Cauchemar

Cauchemar – huile sur toile – 25 x 37 cm

pendant longtemps, après le retour au pays, ils s’étaient réveillés avec comme premier réflexe celui de rechercher leurs armes.

L’horreur ! Peut-être ne viendra-elle pas jusqu’à ma chambre… Pourrais-je rester blotti dans mes couvertures pendant qu’on martyriserait mes parents, mes sœurs ? Pourrais-je rester comme cela, entendre les hurlements, les bruits de violence sans réagir ? Alors il faudrait agir ? Agir avec mon arme de pacotille !?  Un sabre en matière plastique ! En conservant l’avantage de la surprise ?
La maison n’a pas peur, elle s’endort, me laissant seule sentinelle.
Le silence… puis les ronflements du père, puis ses râles plaintifs ponctués de soubresauts, de hurlements. Lui, revit sa journée de labeur ou d’autres encore. Le silence enfin sous la bonne influence de ma mère qui vient de terminer sa lecture somnifère et a secoué son homme, l’obligeant à se tourner dans un angle muet…
J’attends, lorsque je m’assoupis, un frisson me parcoure l’échine, je sursaute. Où est passée mon arme ? Je tâtonne, la trouve enfin, la colle contre mon corps… je me détend. Dos à la porte, face contre le mur, est-ce bien prudent ? ils viendront dans mon dos, par surprise ! Je me retourne, scrute la porte, aucune lumière ne filtre… mais s’éclaireront-ils ? Discernerai-je la faible lueur d’une langue torche reniflant chaque marche des escaliers… ?
Je reste enfoncé sous les draps, seuls mes yeux débordent, ma tête est entièrement enfoncée dans l’oreiller… Je scrute les ténèbres où se dissimule la porte. Évaluer l’invisible me rassure un peu… Rien ne bouge, aucun souffle… Je m’assoupis, mes paupières lourdes m’entraînent…
La maison craque ; les parquets, les lits, sous le poids des corps endormis qui vivent de l’autre côté. Comme une prière au hasard, à la chance, pour que rien n’arrive pendant l’oubli qui m’envahit. Des craquements dans l’escalier qui travaille (lui aussi).
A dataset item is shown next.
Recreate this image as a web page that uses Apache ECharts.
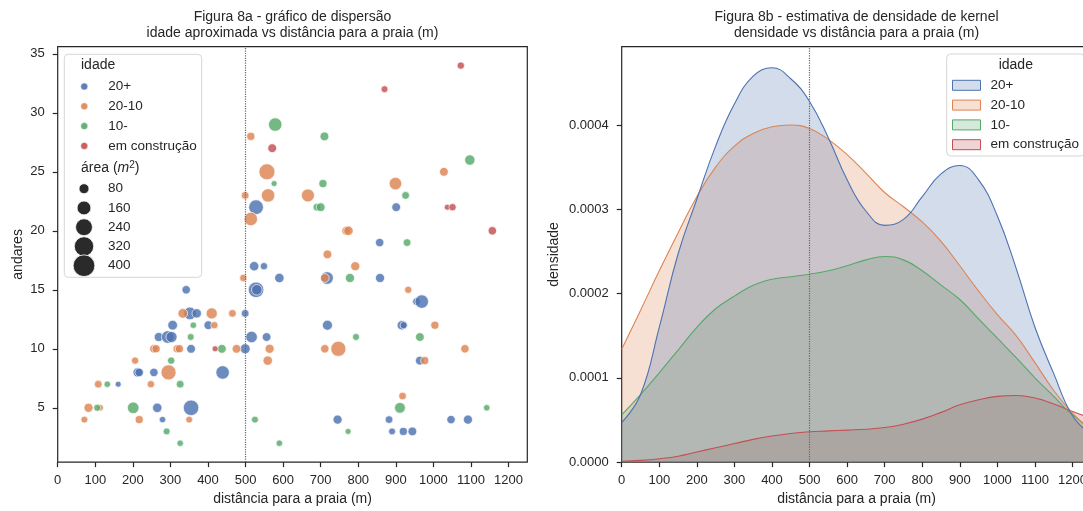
<!DOCTYPE html>
<html><head><meta charset="utf-8">
<script src="https://cdn.jsdelivr.net/npm/echarts@6/dist/echarts.min.js"></script>
<style>html,body{margin:0;padding:0;overflow:hidden;background:#fff}#c{width:1100px;height:511px}</style>
</head><body><div id="c"></div><script>
// ---------- data ----------
const categories = ['20+', '20-10', '10-', 'em construção'];
const colors = ['#4C72B0', '#DD8452', '#55A868', '#C44E52'];

// scatter points: [distância (m), andares, área (m2)]
const pts20plus = [[523,17,70],[549,17,40],[590,16,70],[528,15,200],[530,15,90],[342,15,55],[352,13,130],[370,13,70],[499,13,45],[306,12,75],[401,12,60],[269,11,65],[293,11,130],[303,11,100],[516,11,110],[556,11,60],[355,10,60],[499,10,80],[213,8,70],[217,8,55],[256,8,55],[439,8,150],[161,7,25],[265,5,70],[355,5,200],[279,4,30],[717,16,130],[858,16,65],[955,14,45],[969,14,150],[718,12,80],[916,12,70],[921,12,40],[964,9,60],[745,4,65],[882,4,45],[1047,4,55],[1092,4,65],[890,3,35],[920,3,50],[944,3,60],[528,22,180],[901,22,60],[857,19,55]];
const pts20to10 = [[494,16,40],[333,13,75],[410,13,100],[465,13,45],[417,12,40],[256,10,55],[262,10,50],[318,10,50],[324,10,50],[476,10,60],[564,10,65],[206,9,40],[559,9,70],[295,8,190],[108,7,45],[248,7,40],[82,5,65],[113,5,30],[71,4,35],[217,4,50],[350,4,35],[711,16,60],[792,17,65],[718,18,60],[933,15,40],[1004,12,50],[711,10,55],[747,10,190],[1084,10,55],[977,9,50],[918,6,45],[514,28,50],[557,25,215],[1028,25,60],[899,24,130],[499,23,45],[560,23,150],[666,23,140],[514,21,150],[768,20,60],[774,20,70]];
const pts10minus = [[361,12,30],[354,11,35],[437,10,60],[302,9,40],[132,7,30],[326,7,45],[105,5,35],[201,5,110],[525,4,35],[290,3,35],[326,2,30],[590,2,30],[778,16,65],[794,11,35],[964,11,60],[911,5,95],[1142,5,30],[773,3,25],[579,29,150],[710,28,60],[1097,26,85],[576,24,25],[706,24,50],[926,23,45],[690,22,45],[700,22,60],[930,19,45]];
const ptsConstr = [[419,10,25],[1073,34,40],[870,32,35],[571,27,60],[1037,22,25],[1051,22,40],[1157,20,55]];

const sizeLegendValues = [80, 160, 240, 320, 400];

// KDE curves (densidade vs distância)
const kdeX = [0,50,100,150,200,250,300,350,400,450,500,550,600,650,700,750,800,850,900,950,1000,1050,1100,1150,1200,1250];
const kde20plus = [0.47e-4,0.8e-4,1.6e-4,2.47e-4,3.12e-4,3.75e-4,4.25e-4,4.58e-4,4.68e-4,4.55e-4,4.28e-4,3.85e-4,3.35e-4,2.98e-4,2.81e-4,2.88e-4,3.15e-4,3.42e-4,3.52e-4,3.35e-4,2.92e-4,2.3e-4,1.6e-4,1.05e-4,0.55e-4,0.33e-4];
const kde20to10 = [1.34e-4,1.8e-4,2.27e-4,2.72e-4,3.15e-4,3.5e-4,3.75e-4,3.9e-4,3.98e-4,4.0e-4,3.96e-4,3.83e-4,3.65e-4,3.43e-4,3.2e-4,3.03e-4,2.85e-4,2.62e-4,2.33e-4,2.03e-4,1.75e-4,1.5e-4,1.18e-4,0.85e-4,0.58e-4,0.37e-4];
const kde10minus = [0.56e-4,0.8e-4,1.06e-4,1.33e-4,1.6e-4,1.82e-4,1.97e-4,2.1e-4,2.17e-4,2.2e-4,2.23e-4,2.27e-4,2.33e-4,2.4e-4,2.44e-4,2.4e-4,2.27e-4,2.1e-4,1.93e-4,1.7e-4,1.47e-4,1.24e-4,1.0e-4,0.78e-4,0.56e-4,0.4e-4];
const kdeConstr = [0.01e-4,0.02e-4,0.04e-4,0.07e-4,0.12e-4,0.17e-4,0.22e-4,0.27e-4,0.31e-4,0.34e-4,0.36e-4,0.37e-4,0.38e-4,0.39e-4,0.41e-4,0.45e-4,0.51e-4,0.59e-4,0.68e-4,0.74e-4,0.78e-4,0.79e-4,0.76e-4,0.69e-4,0.6e-4,0.52e-4];

const xTicks = [0,100,200,300,400,500,600,700,800,900,1000,1100,1200];
const yTicksScatter = [5,10,15,20,25,30,35];
const yTicksDensity = [0,0.0001,0.0002,0.0003,0.0004];
const beachLine = 500;

// ---------- styling helpers ----------
const FONT = '"Liberation Sans", Arial, sans-serif';
const TXT = '#262626';
const sizeOf = a => Math.sqrt(7.2 + 1.16 * a);
const rgba = (hex, a) => {
  const n = parseInt(hex.slice(1), 16);
  return `rgba(${(n >> 16) & 255},${(n >> 8) & 255},${n & 255},${a})`;
};

const G0 = {left: 57.7, top: 46.7, width: 469.6, height: 419.5};
const G1 = {left: 621.7, top: 46.7, width: 469.6, height: 420};

function xAxisFor(gi) {
  return {
    type: 'value', gridIndex: gi, min: 0, max: 1250,
    name: 'distância para a praia (m)', nameLocation: 'middle', nameGap: 28,
    nameTextStyle: {fontSize: 14, color: TXT, fontFamily: FONT},
    axisLine: {show: false},
    axisTick: {show: true, length: 5, customValues: xTicks, lineStyle: {color: TXT, width: 1.2}},
    axisLabel: {customValues: xTicks, margin: 12, fontSize: 13, color: TXT, fontFamily: FONT,
      formatter: v => String(v)},
    splitLine: {show: false}
  };
}

const scatterSets = [pts20plus, pts20to10, pts10minus, ptsConstr];
const kdeSets = [kde20plus, kde20to10, kde10minus, kdeConstr];

const series = [];
scatterSets.forEach((pts, i) => {
  series.push({
    type: 'scatter', name: categories[i], xAxisIndex: 0, yAxisIndex: 0,
    data: pts, symbolSize: v => sizeOf(v[2]), symbolKeepAspect: true,
    itemStyle: {color: colors[i], opacity: 0.82, borderColor: '#fff', borderWidth: 0.8},
    emphasis: {disabled: true}, z: 2,
    markLine: i === 0 ? {
      silent: true, symbol: ['none', 'none'], label: {show: false},
      lineStyle: {type: 'dotted', color: '#666', width: 1.2},
      data: [{xAxis: beachLine}]
    } : undefined
  });
});
// seaborn draws hue levels in reverse order
for (let i = 3; i >= 0; i--) {
  series.push({
    type: 'line', name: categories[i], xAxisIndex: 1, yAxisIndex: 1,
    data: kdeX.map((x, k) => [x, kdeSets[i][k]]),
    smooth: 0.45, showSymbol: false, symbol: 'none',
    lineStyle: {color: colors[i], width: 1.1},
    itemStyle: {color: colors[i]},
    areaStyle: {color: colors[i], opacity: 0.25},
    emphasis: {disabled: true}, z: 2,
    markLine: i === 0 ? {
      silent: true, symbol: ['none', 'none'], label: {show: false},
      lineStyle: {type: 'dotted', color: '#666', width: 1.2},
      data: [{xAxis: beachLine}]
    } : undefined
  });
}

const graphics = [];
// titles
const titleLines = [
  ['Figura 8a - gráfico de dispersão', 'idade aproximada vs distância para a praia (m)', G0],
  ['Figura 8b - estimativa de densidade de kernel', 'densidade vs distância para a praia (m)', G1]
];
titleLines.forEach(([a, b, g]) => {
  const cx = g.left + g.width / 2;
  [[a, 17], [b, 33]].forEach(([t, y]) => graphics.push({
    type: 'text', z: 10, style: {text: t, x: cx, y: y, align: 'center', verticalAlign: 'middle',
      fontSize: 14, fontFamily: FONT, fill: TXT}
  }));
});
// left legend frame + titles + size legend
graphics.push({type: 'rect', z: 3, shape: {x: 64.3, y: 54.3, width: 137.4, height: 223, r: 4},
  style: {fill: 'rgba(255,255,255,0.8)', stroke: '#d6d6d6', lineWidth: 1}});
graphics.push({type: 'text', z: 10, style: {text: 'idade', x: 81, y: 65.5, verticalAlign: 'middle',
  fontSize: 14, fontFamily: FONT, fill: TXT}});
graphics.push({type: 'text', z: 10, style: {text: 'área ({i|m}{s|2})', x: 81, y: 168.5, verticalAlign: 'middle',
  fontSize: 14, fontFamily: FONT, fill: TXT, lineHeight: 16,
  rich: {i: {fontStyle: 'italic', fontSize: 14, fontFamily: FONT, fill: TXT, lineHeight: 16},
         s: {fontSize: 10, fontFamily: FONT, fill: TXT, verticalAlign: 'top', lineHeight: 16}}}});
sizeLegendValues.forEach((v, k) => {
  const cy = 188.7 + k * 19.25;
  graphics.push({type: 'circle', z: 10, shape: {cx: 84, cy: cy, r: sizeOf(v) / 2},
    style: {fill: '#2a2a2a', stroke: '#fff', lineWidth: 0.8}});
  graphics.push({type: 'text', z: 10, style: {text: String(v), x: 108, y: cy, verticalAlign: 'middle',
    fontSize: 13.5, fontFamily: FONT, fill: TXT}});
});
// right legend frame + title
graphics.push({type: 'rect', z: 3, shape: {x: 946.7, y: 54, width: 138, height: 102, r: 4},
  style: {fill: 'rgba(255,255,255,0.8)', stroke: '#d6d6d6', lineWidth: 1}});
graphics.push({type: 'text', z: 10, style: {text: 'idade', x: 1015.8, y: 65.5, align: 'center', verticalAlign: 'middle',
  fontSize: 14, fontFamily: FONT, fill: TXT}});

const option = {
  animation: false,
  backgroundColor: '#fff',
  grid: [
    Object.assign({show: true, borderColor: TXT, borderWidth: 1.2, backgroundColor: 'transparent', containLabel: false}, G0),
    Object.assign({show: true, borderColor: TXT, borderWidth: 1.2, backgroundColor: 'transparent', containLabel: false}, G1)
  ],
  xAxis: [xAxisFor(0), xAxisFor(1)],
  yAxis: [
    {type: 'value', gridIndex: 0, min: 0.4, max: 35.6,
     name: 'andares', nameLocation: 'middle', nameGap: 33,
     nameTextStyle: {fontSize: 14, color: TXT, fontFamily: FONT},
     axisLine: {show: false},
     axisTick: {show: true, length: 5, customValues: yTicksScatter, lineStyle: {color: TXT, width: 1.2}},
     axisLabel: {customValues: yTicksScatter, margin: 13, fontSize: 13, color: TXT, fontFamily: FONT},
     splitLine: {show: false}},
    {type: 'value', gridIndex: 1, min: 0, max: 0.000493,
     name: 'densidade', nameLocation: 'middle', nameGap: 61,
     nameTextStyle: {fontSize: 14, color: TXT, fontFamily: FONT},
     axisLine: {show: false},
     axisTick: {show: true, length: 5, customValues: yTicksDensity, lineStyle: {color: TXT, width: 1.2}},
     axisLabel: {customValues: yTicksDensity, margin: 13, fontSize: 13, color: TXT, fontFamily: FONT,
       formatter: v => Number(v).toFixed(4)},
     splitLine: {show: false}}
  ],
  legend: [
    {orient: 'vertical', left: 80.5, top: 79.5, padding: 0, itemGap: 5.8, itemWidth: 7, itemHeight: 7,
     z: 6, selectedMode: false,
     data: categories.map((c, i) => ({name: c, icon: 'circle',
       itemStyle: {color: colors[i], borderColor: '#fff', borderWidth: 0.5, opacity: 0.9}})),
     textStyle: {fontSize: 13.5, color: TXT, fontFamily: FONT, padding: [0, 0, 0, 15.5]}},
    {orient: 'vertical', left: 952, top: 78.3, padding: 0, itemGap: 5.8, itemWidth: 28, itemHeight: 10,
     z: 6, selectedMode: false,
     data: categories.map((c, i) => ({name: c, icon: 'rect',
       itemStyle: {color: rgba(colors[i], 0.25), borderColor: colors[i], borderWidth: 1, opacity: 1}})),
     textStyle: {fontSize: 13.5, color: TXT, fontFamily: FONT, padding: [0, 0, 0, 5]}}
  ],
  graphic: graphics,
  series: series
};

const chart = echarts.init(document.getElementById('c'), null, {renderer: 'canvas'});
chart.setOption(option);
</script></body></html>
Un nouveau craquement, un temps d’arrêt, quelqu’un monte l’escalier ! prudemment, marche à marche, afin de ne pas se faire repérer… Non, j’ hallucine… Le jeu des planches dans la nuit, la plainte nocturne de la maison,  les pas sont dans le couloir maintenant, ils évitent la chambre des parents, ils sont devant ma porte, c’est le moment tant redouté, les bandits sont devant la porte ! il faut agir, bondir. La porte s’ouvre doucement. Je sens le peu d’air qu’elle déplace écorcher mes oreilles. Le souffle des agresseurs, leur chaleur qui approche me grille le front, la nuque ! Qu’attendent-ils pour m’étrangler, me frapper ! Je dois agir, tenter l’impossible… Mes membres sont tétanisés ! Je bande mes muscles, réunis tout ce qui me reste d’énergie. Mon corps est plus lourd que la pierre et les secondes qui s’égrainent me condamnent un peu plus. J’essaie de hurler, d’appeler à l’aide, mes mâchoires sont soudées, ma langue pèse une tonne, ma gorge est sèche ; aucun son ne vient à mon secours ! La respiration se raréfie, la sueur m’inonde… Au secours ! Au secours crie le caillou, personne ne l’entend et le fleuve le charrie comme un fétu de paille… Allons mon garçon, le temps presse sauve-toi, défends-toi… Je bondis enfin, me blottit contre le mur, fouille l’obscurité, le silence. Les battements de mon cœur qui m’empêchent d’entendre quoi que soit ! j’interroge de la main la table de nuit, cherche en hâte l’interrupteur de la lampe, la lumière vide la pièce de tous ses monstres.

Ces peurs sont les miennes et semblent n’avoir pas de causes connues. Elles sont insensées.

Le noir des tableaux comme une façon (tardive) de les apprivoiser… ?

Organiser le noir. Comme dans la chambre de l’enfance, donner sens aux formes pour se rassurer.